Required task - From the listing below, restate word for word the lines from the line containing "Reproduce this chart with Altair." down through the line containing "import pandas as pd". Exclude pictures.

Task data -
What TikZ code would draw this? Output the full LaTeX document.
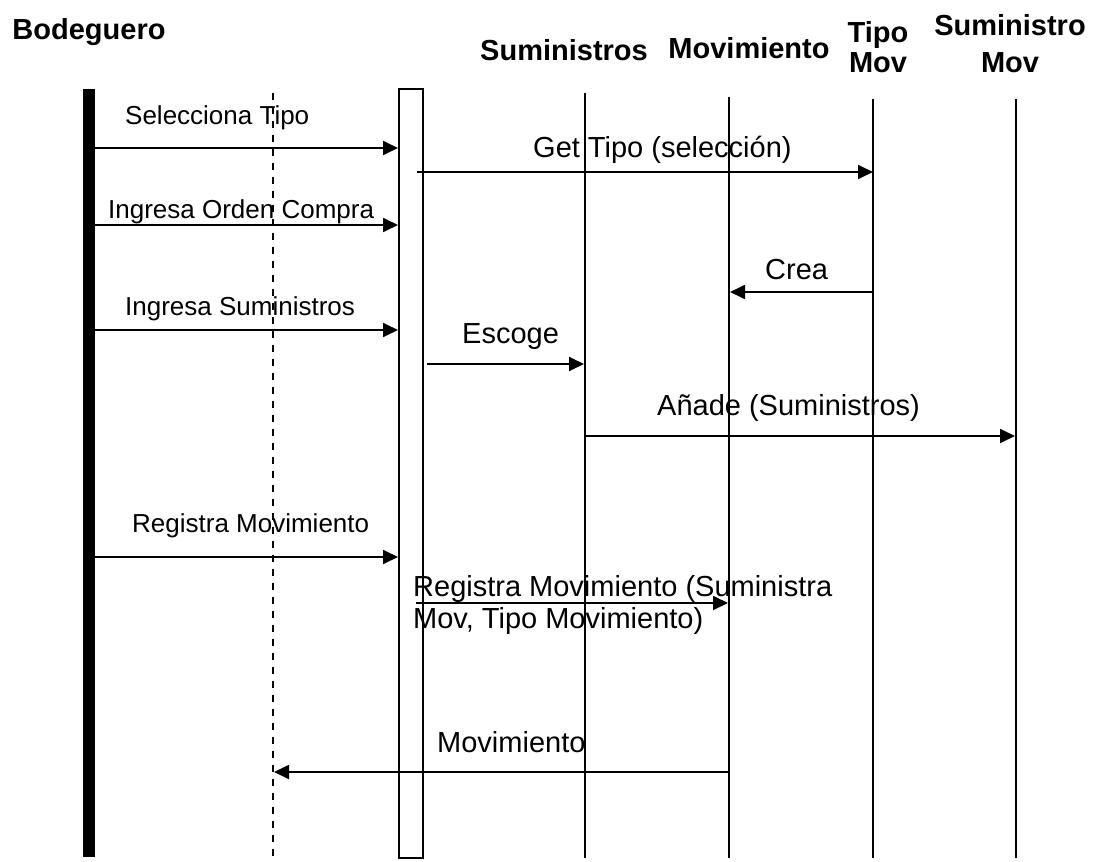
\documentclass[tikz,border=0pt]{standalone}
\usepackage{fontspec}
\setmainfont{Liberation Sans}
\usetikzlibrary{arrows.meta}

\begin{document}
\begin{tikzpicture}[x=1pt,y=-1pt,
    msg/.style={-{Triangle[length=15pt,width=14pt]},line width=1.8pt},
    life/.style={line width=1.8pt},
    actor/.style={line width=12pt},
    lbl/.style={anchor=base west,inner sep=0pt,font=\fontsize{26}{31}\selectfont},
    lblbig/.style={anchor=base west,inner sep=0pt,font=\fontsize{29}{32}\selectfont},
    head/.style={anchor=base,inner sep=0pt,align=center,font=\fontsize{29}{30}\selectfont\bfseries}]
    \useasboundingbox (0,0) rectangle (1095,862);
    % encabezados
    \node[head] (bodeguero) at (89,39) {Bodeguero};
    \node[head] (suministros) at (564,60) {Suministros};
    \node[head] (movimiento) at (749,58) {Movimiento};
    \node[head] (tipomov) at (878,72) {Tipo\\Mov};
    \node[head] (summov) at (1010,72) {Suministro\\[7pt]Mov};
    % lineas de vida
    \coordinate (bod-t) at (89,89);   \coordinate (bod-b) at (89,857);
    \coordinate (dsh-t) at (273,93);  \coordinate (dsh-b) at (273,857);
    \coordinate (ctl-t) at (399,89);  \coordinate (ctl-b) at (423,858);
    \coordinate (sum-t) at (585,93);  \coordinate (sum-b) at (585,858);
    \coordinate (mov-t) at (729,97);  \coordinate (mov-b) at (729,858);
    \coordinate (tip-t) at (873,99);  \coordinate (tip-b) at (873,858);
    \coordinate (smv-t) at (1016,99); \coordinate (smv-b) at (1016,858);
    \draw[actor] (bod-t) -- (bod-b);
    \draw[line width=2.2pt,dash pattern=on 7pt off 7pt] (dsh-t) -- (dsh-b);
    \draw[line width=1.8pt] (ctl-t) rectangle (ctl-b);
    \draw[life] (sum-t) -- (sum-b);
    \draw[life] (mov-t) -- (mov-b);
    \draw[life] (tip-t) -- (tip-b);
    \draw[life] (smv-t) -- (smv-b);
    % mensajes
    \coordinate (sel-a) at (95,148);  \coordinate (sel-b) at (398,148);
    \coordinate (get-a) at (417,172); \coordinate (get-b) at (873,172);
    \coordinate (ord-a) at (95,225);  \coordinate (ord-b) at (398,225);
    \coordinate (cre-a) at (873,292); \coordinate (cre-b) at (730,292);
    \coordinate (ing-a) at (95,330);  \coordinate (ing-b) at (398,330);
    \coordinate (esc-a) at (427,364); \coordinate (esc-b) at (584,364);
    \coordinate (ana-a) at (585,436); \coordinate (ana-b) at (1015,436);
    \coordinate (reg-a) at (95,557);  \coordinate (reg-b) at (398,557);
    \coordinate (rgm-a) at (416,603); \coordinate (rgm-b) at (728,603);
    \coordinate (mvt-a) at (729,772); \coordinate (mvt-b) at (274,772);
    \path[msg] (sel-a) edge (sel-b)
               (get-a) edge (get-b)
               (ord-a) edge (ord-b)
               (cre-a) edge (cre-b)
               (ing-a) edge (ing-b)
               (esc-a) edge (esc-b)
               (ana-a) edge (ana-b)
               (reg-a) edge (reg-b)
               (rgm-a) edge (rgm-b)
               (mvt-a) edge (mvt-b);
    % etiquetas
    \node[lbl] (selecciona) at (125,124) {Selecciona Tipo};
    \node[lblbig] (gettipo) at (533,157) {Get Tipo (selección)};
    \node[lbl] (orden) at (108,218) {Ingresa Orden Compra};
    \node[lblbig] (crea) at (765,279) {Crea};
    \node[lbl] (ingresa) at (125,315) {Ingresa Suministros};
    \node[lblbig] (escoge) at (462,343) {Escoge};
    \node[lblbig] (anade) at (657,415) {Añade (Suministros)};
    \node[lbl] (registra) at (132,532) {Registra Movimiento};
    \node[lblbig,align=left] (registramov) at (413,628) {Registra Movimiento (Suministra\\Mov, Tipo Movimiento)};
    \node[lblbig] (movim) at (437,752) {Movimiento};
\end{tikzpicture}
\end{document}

---

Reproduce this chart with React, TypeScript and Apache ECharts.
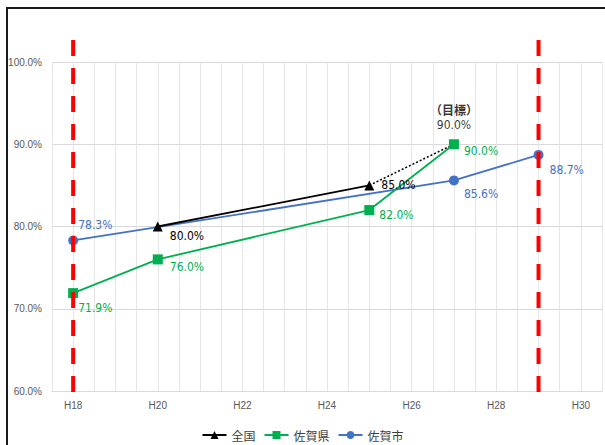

--

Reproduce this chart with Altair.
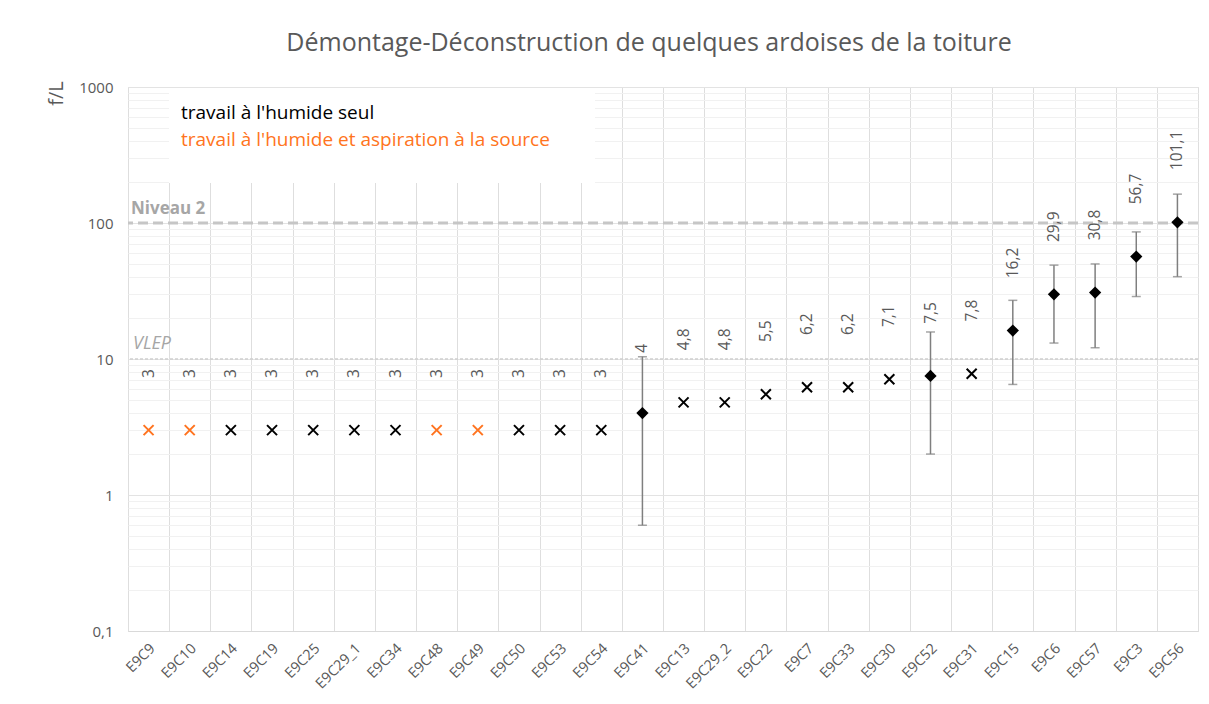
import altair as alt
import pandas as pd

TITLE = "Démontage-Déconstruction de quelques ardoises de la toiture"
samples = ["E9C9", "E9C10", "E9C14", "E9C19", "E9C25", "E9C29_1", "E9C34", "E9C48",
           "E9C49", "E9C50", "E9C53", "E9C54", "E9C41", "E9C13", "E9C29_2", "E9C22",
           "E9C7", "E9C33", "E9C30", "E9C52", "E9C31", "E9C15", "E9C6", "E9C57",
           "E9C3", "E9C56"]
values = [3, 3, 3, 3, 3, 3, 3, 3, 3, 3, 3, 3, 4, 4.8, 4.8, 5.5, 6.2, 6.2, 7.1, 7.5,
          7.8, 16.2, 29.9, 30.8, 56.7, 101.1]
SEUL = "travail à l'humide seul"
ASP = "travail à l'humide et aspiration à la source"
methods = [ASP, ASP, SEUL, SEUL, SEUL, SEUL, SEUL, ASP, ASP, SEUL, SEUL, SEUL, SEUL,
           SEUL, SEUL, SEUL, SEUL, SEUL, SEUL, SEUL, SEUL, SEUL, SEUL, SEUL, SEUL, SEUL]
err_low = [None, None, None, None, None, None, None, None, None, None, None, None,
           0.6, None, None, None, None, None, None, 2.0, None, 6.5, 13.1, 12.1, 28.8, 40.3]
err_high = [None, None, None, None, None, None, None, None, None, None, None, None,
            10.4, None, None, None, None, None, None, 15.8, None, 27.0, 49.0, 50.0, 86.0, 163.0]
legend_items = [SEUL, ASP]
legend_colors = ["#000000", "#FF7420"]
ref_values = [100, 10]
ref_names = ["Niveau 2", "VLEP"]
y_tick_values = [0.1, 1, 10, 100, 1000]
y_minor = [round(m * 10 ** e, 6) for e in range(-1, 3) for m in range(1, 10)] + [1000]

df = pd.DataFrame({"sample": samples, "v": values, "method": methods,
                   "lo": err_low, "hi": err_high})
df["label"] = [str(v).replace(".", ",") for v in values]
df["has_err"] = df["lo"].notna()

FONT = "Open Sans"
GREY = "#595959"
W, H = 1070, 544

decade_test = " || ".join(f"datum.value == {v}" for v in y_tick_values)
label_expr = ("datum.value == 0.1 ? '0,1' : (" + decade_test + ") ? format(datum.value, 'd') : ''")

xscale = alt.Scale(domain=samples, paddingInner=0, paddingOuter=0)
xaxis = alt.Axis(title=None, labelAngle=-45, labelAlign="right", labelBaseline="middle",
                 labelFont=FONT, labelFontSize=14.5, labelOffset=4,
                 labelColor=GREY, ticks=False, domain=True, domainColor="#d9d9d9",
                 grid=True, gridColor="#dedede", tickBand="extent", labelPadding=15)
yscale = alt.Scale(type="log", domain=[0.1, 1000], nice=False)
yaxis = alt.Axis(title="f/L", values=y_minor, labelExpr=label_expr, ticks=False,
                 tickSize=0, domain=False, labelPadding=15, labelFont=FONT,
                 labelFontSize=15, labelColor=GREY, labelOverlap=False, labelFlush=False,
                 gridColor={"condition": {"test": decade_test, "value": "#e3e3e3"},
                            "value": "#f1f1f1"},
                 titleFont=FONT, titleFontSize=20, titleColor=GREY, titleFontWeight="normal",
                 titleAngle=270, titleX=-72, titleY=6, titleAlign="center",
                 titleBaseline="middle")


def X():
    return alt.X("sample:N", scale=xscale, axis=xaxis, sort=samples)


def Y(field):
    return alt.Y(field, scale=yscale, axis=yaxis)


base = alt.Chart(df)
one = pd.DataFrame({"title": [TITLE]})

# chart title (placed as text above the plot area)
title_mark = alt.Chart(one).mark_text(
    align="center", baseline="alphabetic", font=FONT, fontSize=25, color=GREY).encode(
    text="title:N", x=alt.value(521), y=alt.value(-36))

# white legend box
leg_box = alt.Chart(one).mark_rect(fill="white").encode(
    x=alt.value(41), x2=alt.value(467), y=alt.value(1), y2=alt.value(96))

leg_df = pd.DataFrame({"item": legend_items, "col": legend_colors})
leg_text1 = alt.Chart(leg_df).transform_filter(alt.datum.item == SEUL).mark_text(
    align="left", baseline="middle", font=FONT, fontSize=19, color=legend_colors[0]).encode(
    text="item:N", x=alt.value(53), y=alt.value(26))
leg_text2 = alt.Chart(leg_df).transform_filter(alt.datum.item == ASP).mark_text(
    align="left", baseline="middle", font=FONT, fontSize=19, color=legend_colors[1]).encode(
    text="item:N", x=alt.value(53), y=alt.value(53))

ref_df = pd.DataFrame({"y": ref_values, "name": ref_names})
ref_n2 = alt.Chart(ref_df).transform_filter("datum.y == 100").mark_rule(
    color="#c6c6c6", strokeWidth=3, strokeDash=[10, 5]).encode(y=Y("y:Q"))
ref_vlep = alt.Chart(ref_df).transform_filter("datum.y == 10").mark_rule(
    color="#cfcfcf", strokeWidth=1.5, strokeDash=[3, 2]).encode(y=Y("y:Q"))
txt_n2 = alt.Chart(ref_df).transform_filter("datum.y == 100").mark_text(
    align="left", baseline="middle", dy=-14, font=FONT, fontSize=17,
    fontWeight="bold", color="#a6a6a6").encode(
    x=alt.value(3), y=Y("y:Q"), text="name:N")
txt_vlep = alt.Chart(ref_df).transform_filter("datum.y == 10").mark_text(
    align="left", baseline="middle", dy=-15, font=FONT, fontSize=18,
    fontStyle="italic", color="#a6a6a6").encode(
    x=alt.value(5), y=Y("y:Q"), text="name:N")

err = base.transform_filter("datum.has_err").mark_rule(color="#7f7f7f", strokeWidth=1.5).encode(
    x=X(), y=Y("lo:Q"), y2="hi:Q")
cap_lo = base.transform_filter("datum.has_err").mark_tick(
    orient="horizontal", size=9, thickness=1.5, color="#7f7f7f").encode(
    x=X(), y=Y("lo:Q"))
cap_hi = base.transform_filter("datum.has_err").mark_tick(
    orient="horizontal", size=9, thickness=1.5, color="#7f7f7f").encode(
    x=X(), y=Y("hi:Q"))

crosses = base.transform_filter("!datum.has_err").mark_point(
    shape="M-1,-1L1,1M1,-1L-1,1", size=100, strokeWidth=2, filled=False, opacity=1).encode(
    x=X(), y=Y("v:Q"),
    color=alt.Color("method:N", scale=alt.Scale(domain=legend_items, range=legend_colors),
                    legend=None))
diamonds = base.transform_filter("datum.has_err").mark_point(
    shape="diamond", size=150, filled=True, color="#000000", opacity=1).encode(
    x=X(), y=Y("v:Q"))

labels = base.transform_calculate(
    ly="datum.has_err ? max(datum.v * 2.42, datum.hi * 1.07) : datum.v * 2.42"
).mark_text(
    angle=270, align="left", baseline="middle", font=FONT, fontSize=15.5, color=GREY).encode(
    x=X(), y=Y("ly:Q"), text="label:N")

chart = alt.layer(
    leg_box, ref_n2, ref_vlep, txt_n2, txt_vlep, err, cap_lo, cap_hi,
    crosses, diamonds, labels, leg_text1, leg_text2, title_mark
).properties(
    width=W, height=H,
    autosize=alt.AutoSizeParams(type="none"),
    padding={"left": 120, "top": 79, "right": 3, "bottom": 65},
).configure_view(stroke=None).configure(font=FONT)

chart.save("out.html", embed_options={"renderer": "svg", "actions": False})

Solution for this exercise -
Reproduce this chart with Altair.
import altair as alt
import pandas as pd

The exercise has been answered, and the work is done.